*SUPPLIED INFORMATION*:

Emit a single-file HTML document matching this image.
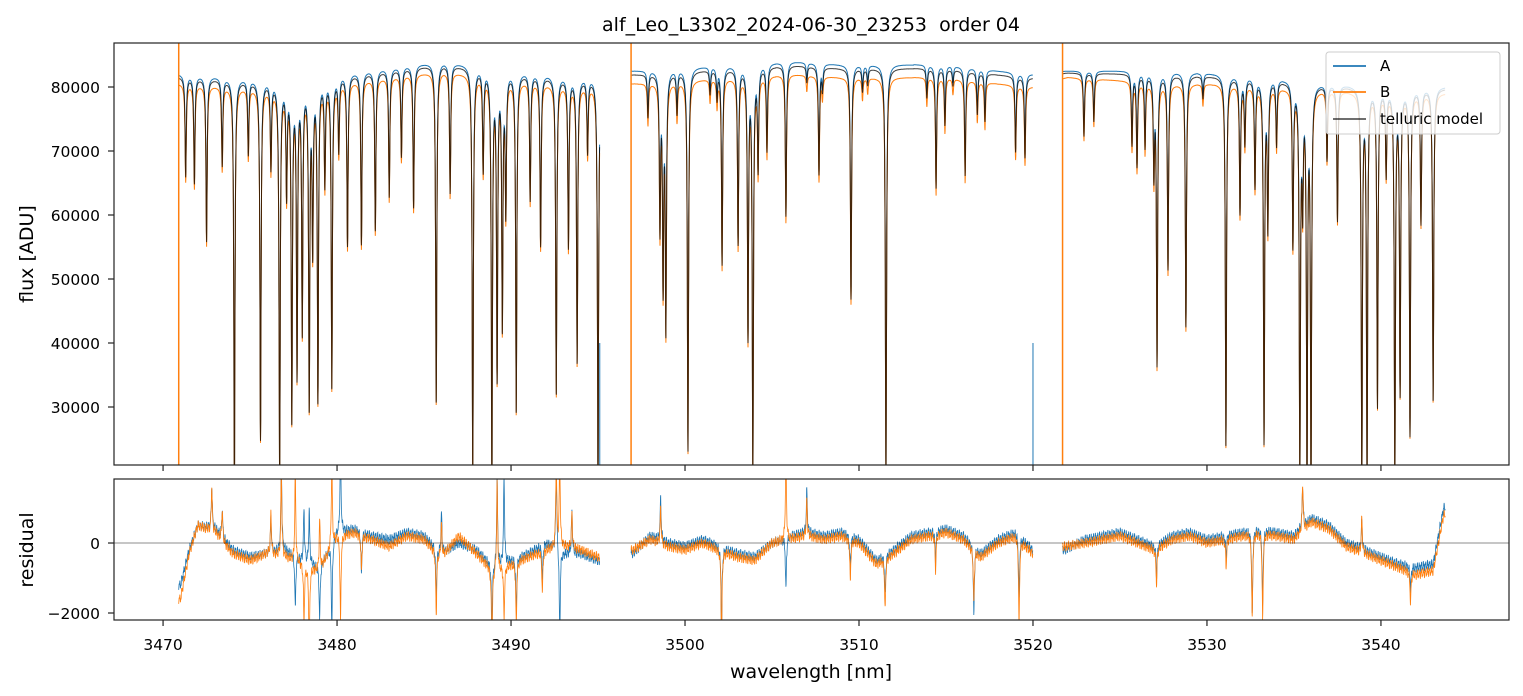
<!DOCTYPE html>
<html><head><meta charset="utf-8"><style>
body{margin:0;background:#fff;}
svg{display:block;font-family:"DejaVu Sans","Liberation Sans",sans-serif;}
</style></head><body>
<svg id="c" width="1523" height="696" viewBox="0 0 1523 696"></svg>
<script>
// ---- data ----
const segments = [[3470.9, 3495.1], [3496.9, 3520.0], [3521.7, 3543.7]];
const contWl = [3471, 3474, 3477, 3480, 3483, 3486, 3489, 3492, 3495, 3497, 3500, 3503, 3506, 3509, 3512, 3515, 3518, 3520, 3522, 3525, 3528, 3531, 3534, 3537, 3540, 3543.7];
const contA  = [82000, 81500, 81000, 82000, 83000, 84000, 83000, 82000, 81500, 82500, 83000, 83500, 84000, 83500, 83500, 83500, 82500, 82000, 82500, 82500, 82500, 82000, 81500, 80500, 80000, 80000];
const contB  = [80500, 80000, 79500, 80500, 81500, 82500, 81500, 80500, 80000, 80500, 81000, 81500, 82000, 81500, 81500, 81500, 80500, 80000, 81500, 81000, 80500, 80500, 80000, 79500, 79000, 79000];
const lineWl  = [3471.3,3471.8,3472.5,3473.4,3474.1,3474.9,3475.6,3476.2,3476.7,3477.1,3477.4,3477.7,3478.0,3478.4,3478.6,3478.9,3479.3,3479.7,3480.1,3480.6,3481.4,3482.2,3483.0,3483.7,3484.4,3485.7,3486.5,3487.8,3488.4,3488.9,3489.2,3489.5,3489.7,3490.3,3491.1,3491.7,3492.6,3493.3,3493.8,3494.4,3495.0,
 3497.87,3498.56,3498.74,3498.9,3499.54,3500.17,3501.44,3501.84,3502.13,3503.05,3503.62,3503.9,3504.2,3504.71,3505.8,3507.0,3507.7,3507.9,3509.54,3510.2,3510.5,3511.55,3513.9,3514.43,3514.94,3515.4,3516.1,3516.8,3517.24,3519.0,3519.54,
 3522.93,3523.5,3525.69,3525.98,3526.44,3526.95,3527.13,3527.76,3528.79,3529.77,3531.09,3531.9,3532.18,3532.76,3533.28,3533.5,3534.0,3534.94,3535.34,3535.5,3535.75,3535.98,3536.9,3537.5,3538.9,3539.2,3539.8,3540.3,3540.8,3541.1,3541.67,3542.3,3543.0];
const lineMin = [66000,65000,56000,68000,18000,70000,25000,68000,18000,64000,28000,35000,42000,30000,55000,31000,65000,33000,70000,55000,55000,57000,62000,68000,60000,30000,62000,18000,66000,18000,34000,42000,60000,29000,62000,55000,32000,55000,37000,70000,18000,
 74800,57200,48300,41600,75200,22800,77800,77000,51400,54500,40000,18000,66100,68600,58400,79000,65000,78000,46000,78000,79000,18000,77000,63100,72800,79000,65300,75000,74000,69700,68900,
 71700,74000,70500,67200,70100,66100,36400,51250,42300,78000,23900,60300,71250,64500,24400,58300,71250,55600,18000,63000,18000,18000,69700,60000,18000,18000,30600,67800,18000,32700,26000,60000,31700];
const resKnotWl = [3471,3471.5,3472,3473,3474,3475,3476,3477,3478,3479,3480,3481,3482,3483,3484,3485,3486,3487,3488,3489,3490,3491,3492,3493,3494,3495,
 3497,3498,3499,3500,3501,3502,3503,3504,3505,3506,3507,3508,3509,3510,3511,3512,3513,3514,3515,3516,3517,3518,3519,3520,
 3521.8,3523,3524,3525,3526,3527,3528,3529,3530,3531,3532,3533,3534,3535,3536,3537,3538,3539,3540,3541,3542,3543,3543.6];
const resA = [-1200,-200,500,400,-200,-400,-300,-200,-500,-700,300,400,200,100,300,200,-300,0,-200,-700,-500,-300,0,-300,-300,-500,
 -300,200,0,-100,100,-100,-300,-400,0,200,300,200,300,100,-500,-200,200,300,400,200,-300,100,300,-200,
 -200,100,200,300,100,-100,200,300,100,200,300,400,300,200,700,500,0,-200,-400,-600,-700,-600,1000];
const resB = [-1600,-300,500,300,-300,-500,-300,-400,-600,-800,200,300,100,-100,200,100,-400,200,-300,-800,-600,-400,-200,-100,-200,-400,
 -200,100,-100,-200,0,-200,-400,-500,0,100,200,100,200,0,-600,-300,100,200,300,100,-400,0,200,-300,
 -100,0,100,200,0,-200,100,200,0,100,200,300,200,100,600,400,-100,-300,-500,-700,-900,-800,800];
const spikeWl = [3472.8,3473.4,3476.2,3476.8,3477.6,3478.1,3478.4,3479.0,3479.7,3480.2,3481.4,3485.7,3486.0,3488.9,3489.2,3489.6,3490.3,3491.8,3492.6,3492.8,3493.5,
 3498.6,3502.1,3505.8,3507.0,3509.5,3511.5,3514.4,3516.6,3519.2,3527.1,3531.1,3532.6,3533.2,3535.5,3538.9,3541.7];
const spikeA  = [1200,800,1000,2500,-1500,1500,1500,-1500,-2500,2500,-1200,-1500,1200,-1800,2500,2500,-1500,-1000,2500,-2500,1200,
 1200,-2500,-1500,1200,-1000,-1200,-900,-2000,-1800,-900,-600,-2500,-2200,1200,800,-700];
const spikeB  = [1300,900,1200,2500,2500,-1600,-2500,1500,2500,-2500,-1000,-1800,1000,-2500,2500,-1500,-1800,-1200,2500,2500,1000,
 1000,-2500,2500,1000,-1200,-1500,-1000,-1500,-2500,-1000,-800,-2500,-2500,1400,1000,-900];
const xTicks = [3470,3480,3490,3500,3510,3520,3530,3540];
const yTicks = [30000,40000,50000,60000,70000,80000];
const rTicks = [-2000,0];
// ---- axes ----
const X0=114,X1=1509, WL0=3467.18, WL1=3547.36;
const T0=43,T1=465, F0=20937, F1=86875;
const R0=479,R1=620, RV0=-2200, RV1=1829;
const sx=w=>X0+(w-WL0)/(WL1-WL0)*(X1-X0);
const sy=f=>T1-(f-F0)/(F1-F0)*(T1-T0);
const sr=r=>R1-(r-RV0)/(RV1-RV0)*(R1-R0);
const NS='http://www.w3.org/2000/svg';
const svg=document.getElementById('c');
function el(t,a,p){const e=document.createElementNS(NS,t);for(const k in a)e.setAttribute(k,a[k]);(p||svg).appendChild(e);return e;}
function interp(xs,ys,x){if(x<=xs[0])return ys[0];for(let i=1;i<xs.length;i++){if(x<=xs[i]){const t=(x-xs[i-1])/(xs[i]-xs[i-1]);return ys[i-1]+t*(ys[i]-ys[i-1]);}}return ys[ys.length-1];}
function absorb(w){let p=1;for(let i=0;i<lineWl.length;i++){const d=(w-lineWl[i])/0.04;if(Math.abs(d)<40){const depth=1-lineMin[i]/81500;p*=1-Math.min(depth,1)/(1+d*d);}}return p;}
const defs=el('defs',{});
const cp1=el('clipPath',{id:'ct'},defs);el('rect',{x:X0,y:T0,width:X1-X0,height:T1-T0},cp1);
const cp2=el('clipPath',{id:'cr'},defs);el('rect',{x:X0,y:R0,width:X1-X0,height:R1-R0},cp2);
const gT=el('g',{'clip-path':'url(#ct)'});
const gR=el('g',{'clip-path':'url(#cr)'});
function series(fn,color,w,g,name){
 segments.forEach(s=>{let pts=[];for(let x=s[0];x<=s[1];x+=0.01)pts.push(sx(x).toFixed(1)+','+fn(x).toFixed(1));
 const pl=el('polyline',{points:pts.join(' '),fill:'none',stroke:color,'stroke-width':w},g);
 
 });
}
series(w=>sy(interp(contWl,contA,w)*absorb(w)),'#1f77b4',1,gT,'series-a');
series(w=>sy(interp(contWl,contB,w)*absorb(w)),'#ff7f0e',1,gT,'series-b');
series(w=>sy((interp(contWl,contA,w)*0.7+interp(contWl,contB,w)*0.3)*absorb(w)),'rgba(0,0,0,0.75)',1,gT,'telluric-model');
[segments[0][0],segments[1][0],segments[2][0]].forEach(w=>{const l=el('line',{x1:sx(w),x2:sx(w),y1:T0,y2:T1,stroke:'#ff7f0e','stroke-width':1.5},gT);});
[segments[0][1],segments[1][1]].forEach(w=>{const l=el('line',{x1:sx(w),x2:sx(w),y1:sy(40000),y2:T1,stroke:'#1f77b4','stroke-width':1},gT);});
function resFn(vals,sp){return w=>{let v=interp(resKnotWl,vals,w);v+=90*Math.sin(w*53)+60*Math.sin(w*131);for(let i=0;i<spikeWl.length;i++){const d=(w-spikeWl[i])/0.035;v+=sp[i]/(1+d*d);}return sr(v);};}
series(resFn(resA,spikeA),'#1f77b4',0.8,gR,'residual-a');
series(resFn(resB,spikeB),'#ff7f0e',0.8,gR,'residual-b');
const zl=el('line',{x1:X0,x2:X1,y1:sr(0),y2:sr(0),stroke:'#000','stroke-width':0.7,opacity:0.6});
[[T0,T1,'flux-axes-frame'],[R0,R1,'residual-axes-frame']].forEach(f=>{const r=el('rect',{x:X0,y:f[0],width:X1-X0,height:f[1]-f[0],fill:'none',stroke:'#222','stroke-width':1.2});});
xTicks.forEach(v=>{const x=sx(v);el('line',{x1:x,x2:x,y1:T1,y2:T1+6,stroke:'#222','stroke-width':1.2});el('line',{x1:x,x2:x,y1:R1,y2:R1+6,stroke:'#222','stroke-width':1.2});
 const t=el('text',{x:x,y:R1+30,'font-size':15.5,'text-anchor':'middle'});t.textContent=v;});
yTicks.forEach(v=>{const y=sy(v);el('line',{x1:X0-6,x2:X0,y1:y,y2:y,stroke:'#222','stroke-width':1.2});
 const t=el('text',{x:X0-14,y:y+6,'font-size':15.5,'text-anchor':'end'});t.textContent=v;});
rTicks.forEach(v=>{const y=sr(v);el('line',{x1:X0-6,x2:X0,y1:y,y2:y,stroke:'#222','stroke-width':1.2});
 const t=el('text',{x:X0-14,y:y+6,'font-size':15.5,'text-anchor':'end'});t.textContent=v<0?'\u2212'+(-v):v;});
function txt(s,a,name){const t=el('text',a);t.textContent=s;return t;}
txt('alf_Leo_L3302_2024-06-30_23253\u00a0 order 04',{x:811,y:31,'font-size':19,'text-anchor':'middle'},'chart-title');
txt('wavelength [nm]',{x:811,y:678,'font-size':19,'text-anchor':'middle'},'x-axis-title');
txt('flux [ADU]',{x:33,y:254,'font-size':19,'text-anchor':'middle',transform:'rotate(-90 33 254)'},'y-axis-title');
txt('residual',{x:33,y:550,'font-size':19,'text-anchor':'middle',transform:'rotate(-90 33 550)'},'residual-axis-title');
const lg=el('g',{});
el('rect',{x:1326,y:52,width:174,height:82,rx:3,fill:'rgba(255,255,255,0.8)',stroke:'#ccc'},lg);
[['A','#1f77b4',66],['B','#ff7f0e',92],['telluric model','rgba(0,0,0,0.65)',119]].forEach(e=>{
 const g=el('g',{},lg);
 el('line',{x1:1333,x2:1366,y1:e[2],y2:e[2],stroke:e[1],'stroke-width':1.8},g);
 const t=el('text',{x:1380,y:e[2]+5,'font-size':15},g);t.textContent=e[0];});
</script>
</body></html>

*WHAT TO DO*:
Among the lines above, determine how many hold the word "document"; report the figure alone.

*THE SOLUTION*:
3